If you do choose to get an undergrad I recommend going to a small school, I don't think I'd be anywhere near as successful at a large uni where there's a couple 50- couple hundred people per class. It also helps a lot having class sizes under <20 people because it allows you to really build a good rapport with the professors and you also get a higher quality learning experience. Oh and private universities, at least the one I go to, allow for professors to create their own curriculum. Like I'm taking all upper-division classes, 3xx, 4xx yet half of them don't have quizzes or test just because its irrelevant to the learning outcome the professor is going for.

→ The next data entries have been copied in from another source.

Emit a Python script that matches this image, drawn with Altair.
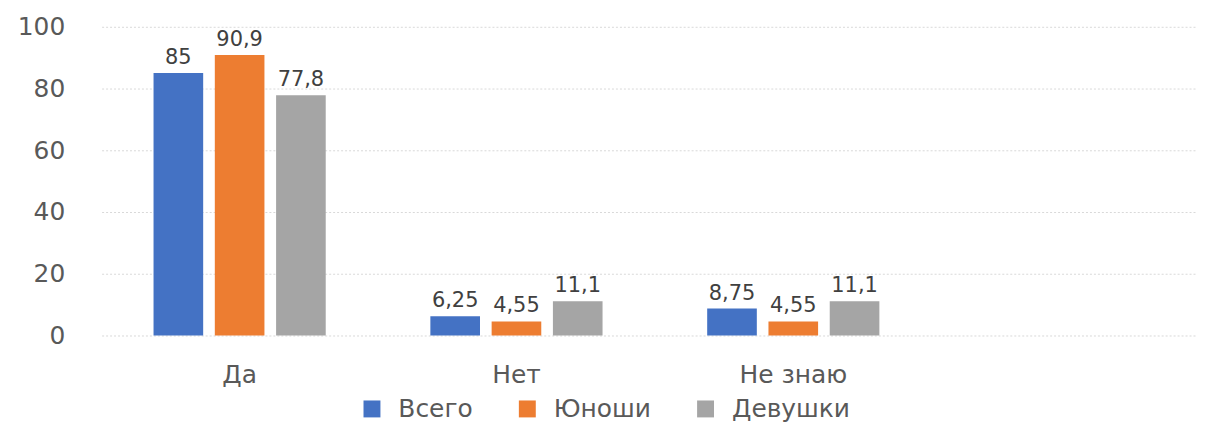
import altair as alt
import pandas as pd

categories = ["Да", "Нет", "Не знаю", " "]
series = ["Всего", "Юноши", "Девушки"]
vals_total = [85, 6.25, 8.75]
vals_boys = [90.9, 4.55, 4.55]
vals_girls = [77.8, 11.1, 11.1]
colors = ["#4472C4", "#ED7D31", "#A5A5A5"]

rows = []
for s, vals in zip(series, [vals_total, vals_boys, vals_girls]):
    for c, v in zip(categories[:3], vals):
        rows.append({"cat": c, "series": s, "value": v,
                     "label": ("%g" % v).replace(".", ",")})
df = pd.DataFrame(rows)

FONT = "DejaVu Sans"
x = alt.X("cat:N", sort=categories,
          scale=alt.Scale(domain=categories, paddingInner=0.378, paddingOuter=0.1675, align=0.56),
          axis=alt.Axis(title=None, labelAngle=0, labelFontSize=25, labelColor="#595959",
                        labelPadding=27, ticks=False, domain=False, grid=False, labelFont=FONT))
xo = alt.XOffset("series:N", sort=series, scale=alt.Scale(domain=series, paddingInner=0.19, paddingOuter=0))
y = alt.Y("value:Q", scale=alt.Scale(domain=[0, 100]),
          axis=alt.Axis(title=None, values=[0, 20, 40, 60, 80, 100], labelFontSize=25, labelColor="#595959",
                        labelPadding=37, ticks=False, domain=False, gridColor="#D9D9D9",
                        gridDash=[2, 2], labelFont=FONT))

bars = alt.Chart(df).mark_bar().encode(
    x=x, xOffset=xo, y=y,
    color=alt.Color("series:N", sort=series, scale=alt.Scale(domain=series, range=colors),
                    legend=alt.Legend(title=None, orient="none", legendX=259, legendY=371,
                                      direction="horizontal", symbolType="square", symbolSize=289,
                                      labelFontSize=25, labelColor="#595959", columnPadding=42,
                                      labelOffset=14, labelFont=FONT, symbolStrokeWidth=0)),
)
text = alt.Chart(df).mark_text(baseline="alphabetic", dy=-9, fontSize=21, color="#404040", font=FONT).encode(
    x=alt.X("cat:N", sort=categories), xOffset=alt.XOffset("series:N", sort=series), y="value:Q", text="label:N"
)

chart = (bars + text).properties(
    width=1100, height=310, background="white",
    padding={"left": 9, "top": 6, "right": 0, "bottom": 0}
).configure_view(stroke=None)

chart.save("out.html", embed_options={"renderer": "svg", "actions": False})
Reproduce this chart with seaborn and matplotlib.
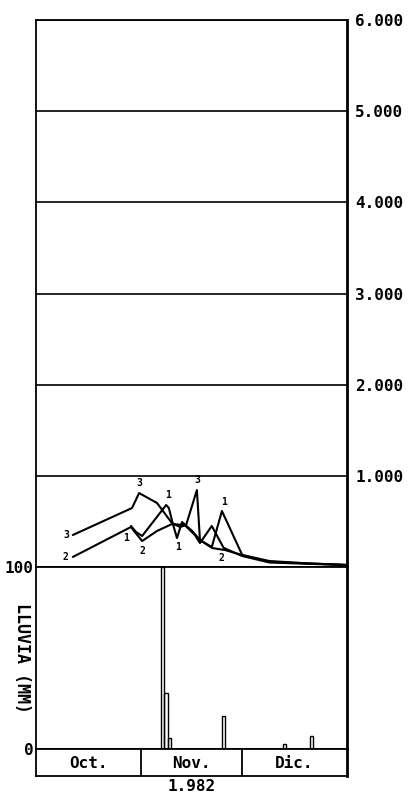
import numpy as np
import pandas as pd
import matplotlib
matplotlib.use("Agg")
import matplotlib.pyplot as plt
import seaborn as sns

# Days counted from 1 October 1982 (0 = Oct 1, 92 = Dec 31)
days_1 = [28.1, 29.6, 31.4, 38.5, 39.3, 40.5, 41.7, 43.2, 46.2, 48.5, 52.0, 55.0, 61.0, 69.0, 80.0, 92.0]
flow_1 = [450, 384, 340, 680, 647, 471, 318, 493, 395, 296, 219, 614, 132, 66, 40, 22]

days_2 = [10.9, 28.1, 29.0, 31.4, 35.8, 40.2, 44.0, 47.0, 48.5, 52.0, 55.5, 61.0, 69.0, 80.0, 92.0]
flow_2 = [110, 439, 395, 285, 395, 471, 460, 351, 263, 450, 210, 120, 50, 35, 22]

days_3 = [10.9, 28.4, 30.5, 35.8, 40.2, 42.6, 44.4, 47.6, 48.5, 52.1, 55.9, 60.9, 69.2, 78.0, 92.0]
flow_3 = [351, 647, 811, 702, 482, 439, 460, 844, 296, 208, 186, 132, 55, 44, 22]

# Daily rainfall (mm), day index of the bar
rain_days = [37, 38, 39, 55, 73, 81]
rain_mm = [100, 31, 6, 18, 3, 7]

flow_ticks = [1000, 2000, 3000, 4000, 5000, 6000]
flow_tick_labels = ["1.000", "2.000", "3.000", "4.000", "5.000", "6.000"]
months = ["Oct.", "Nov.", "Dic."]
month_starts = [0, 31, 61, 92]
year_label = "1.982"
rain_label = "LLUVIA (MM)"

sns.set_theme(style="white")
plt.rcParams["font.family"] = ["DejaVu Sans Mono", "DejaVu Sans"]
plt.rcParams["font.weight"] = "bold"
plt.rcParams["text.color"] = "black"
plt.rcParams["ytick.color"] = "black"
plt.rcParams["xtick.color"] = "black"

W, H = 416, 797
FS = 11.5
fig = plt.figure(figsize=(W / 100, H / 100), dpi=100)


def box(l, t, r, b):
    return [l / W, 1 - b / H, (r - l) / W, (b - t) / H]


ax_q = fig.add_axes(box(36, 20, 347, 567))
ax_p = fig.add_axes(box(36, 567, 347, 749))
ax_m = fig.add_axes(box(36, 749, 347, 776))

lw_frame = 1.3
for ax in (ax_q, ax_p, ax_m):
    for s in ax.spines.values():
        s.set_color("black")
        s.set_linewidth(lw_frame)
    ax.spines["right"].set_linewidth(2.0)

# ---- discharge hydrographs ----
flows = pd.concat([
    pd.DataFrame({"day": days_1, "flow": flow_1, "serie": "1"}),
    pd.DataFrame({"day": days_2, "flow": flow_2, "serie": "2"}),
    pd.DataFrame({"day": days_3, "flow": flow_3, "serie": "3"}),
], ignore_index=True)
sns.lineplot(data=flows, x="day", y="flow", hue="serie", units="serie",
             palette=["black"] * 3, estimator=None, sort=False,
             legend=False, linewidth=1.5, ax=ax_q)
ax_q.set_xlim(0, 92)
ax_q.set_ylim(0, 6000)
ax_q.set_xticks([])
ax_q.set_xlabel("")
ax_q.set_ylabel("")
ax_q.yaxis.tick_right()
ax_q.set_yticks(flow_ticks)
ax_q.set_yticklabels(flow_tick_labels, fontsize=FS, fontweight="bold", color="black")
ax_q.tick_params(axis="y", length=0, pad=6)
ax_q.yaxis.grid(True, color="black", linewidth=1.2)
ax_q.xaxis.grid(False)

# series numbers written beside the curves
series_pts = {"1": (days_1, flow_1), "2": (days_2, flow_2), "3": (days_3, flow_3)}
tags = [("3", 0, (-7, 0)), ("2", 0, (-7, 0)), ("1", 0, (-5, -12)),
        ("3", 2, (0, 10)), ("2", 3, (0, -10)), ("1", 3, (2, 10)),
        ("1", 6, (1, -9)), ("3", 7, (0, 10)), ("1", 11, (2, 9)),
        ("2", 10, (-2, -10))]
for name, i, off in tags:
    xs, ys = series_pts[name]
    ax_q.annotate(name, (xs[i], ys[i]), xytext=off, textcoords="offset pixels",
                  ha="center", va="center", fontsize=7, fontweight="bold",
                  color="black")

# ---- rainfall ----
rain = pd.DataFrame({"day": [d + 0.5 for d in rain_days], "mm": rain_mm})
sns.barplot(data=rain, x="day", y="mm", native_scale=True, width=1,
            fill=False, color="black", linewidth=1.0, errorbar=None, ax=ax_p)
ax_p.set_ylim(0, 100)
ax_p.set_xlim(0, 92)
ax_p.set_xticks([])
ax_p.set_xlabel("")
ax_p.set_ylabel("")
ax_p.set_yticks([0, 100])
ax_p.set_yticklabels(["0", "100"], fontsize=FS, fontweight="bold", color="black")
ax_p.tick_params(axis="y", length=0, pad=2)
ax_p.text(-0.045, 0.5, rain_label, transform=ax_p.transAxes, rotation=-90,
          ha="center", va="center", fontsize=FS + 0.5, fontweight="bold",
          color="black")

# ---- month strip ----
ax_m.set_xlim(0, 92)
ax_m.set_ylim(0, 1)
ax_m.set_xticks([])
ax_m.set_yticks([])
for x in month_starts[1:-1]:
    ax_m.axvline(x, color="black", linewidth=lw_frame)
for name, a, b in zip(months, month_starts[:-1], month_starts[1:]):
    ax_m.text((a + b) / 2, 0.45, name, ha="center", va="center",
              fontsize=FS, fontweight="bold", color="black")
ax_m.text((month_starts[1] + month_starts[2]) / 2, -0.4, year_label,
          ha="center", va="center", fontsize=FS, fontweight="bold", color="black")

fig.savefig("out.png", dpi=100)
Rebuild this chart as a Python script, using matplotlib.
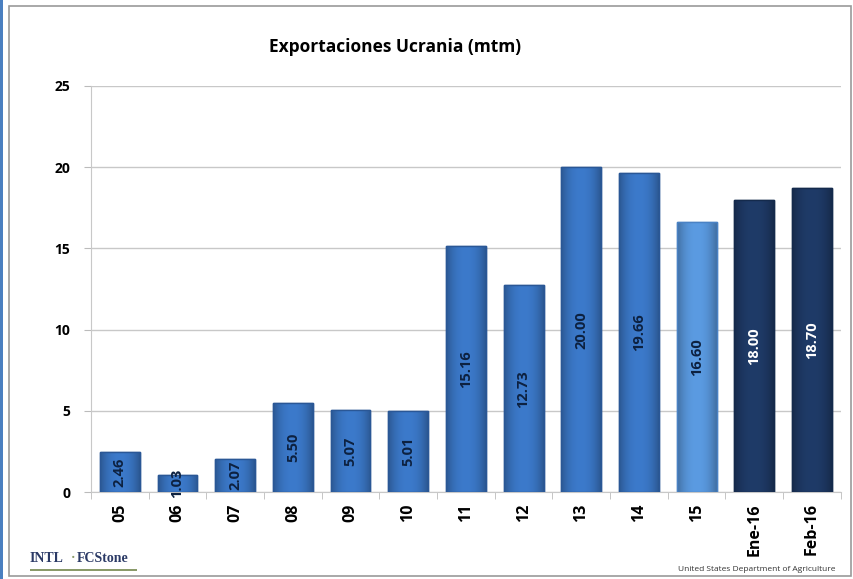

I also probably have a similar drive to a heroin addict, so I figure if I can get this far that you can as well if you put in the work.
 
Where are you getting that from? Might be true for top colleges but just any business degree with a subpar gpa won't get you 85k
I'm getting that from all my friends who graduated or still go to my school. That specific person has a 1.7 gpa, maybe even less and still landed a job that paid 85k a year + stock options. That job was at Tesla and shes been there for like 2 years now. All she literally does is answer fucking phone calls, and show off the latest models at a store front. The same chick would literally do all her classes while on the clock at work too. She also once asked if getting a D was passing and even our professor had a hard time trying to explain to her that a D doesn't get you credit just because she somehow managed to get credit for other courses with a D lol. She was at the bottom of the barrel, so to speak.

That's exactly why I said what I said because people want to confine others to their own version of reality. I got a buddy who was pulling 6 figures a year doing nothing but handyman work on craigslist. Just because you don't think something isn't possible or that because one person does it and they have something you don't, doesn't necessarily entail that those things are impossible

I also go to the best college when it comes to careers and jobs straight out, because they have an entire paid department that handles that and helps you with your own personal job/internship hunts. Also, that 85k is what the average Business major makes in the SF bay area.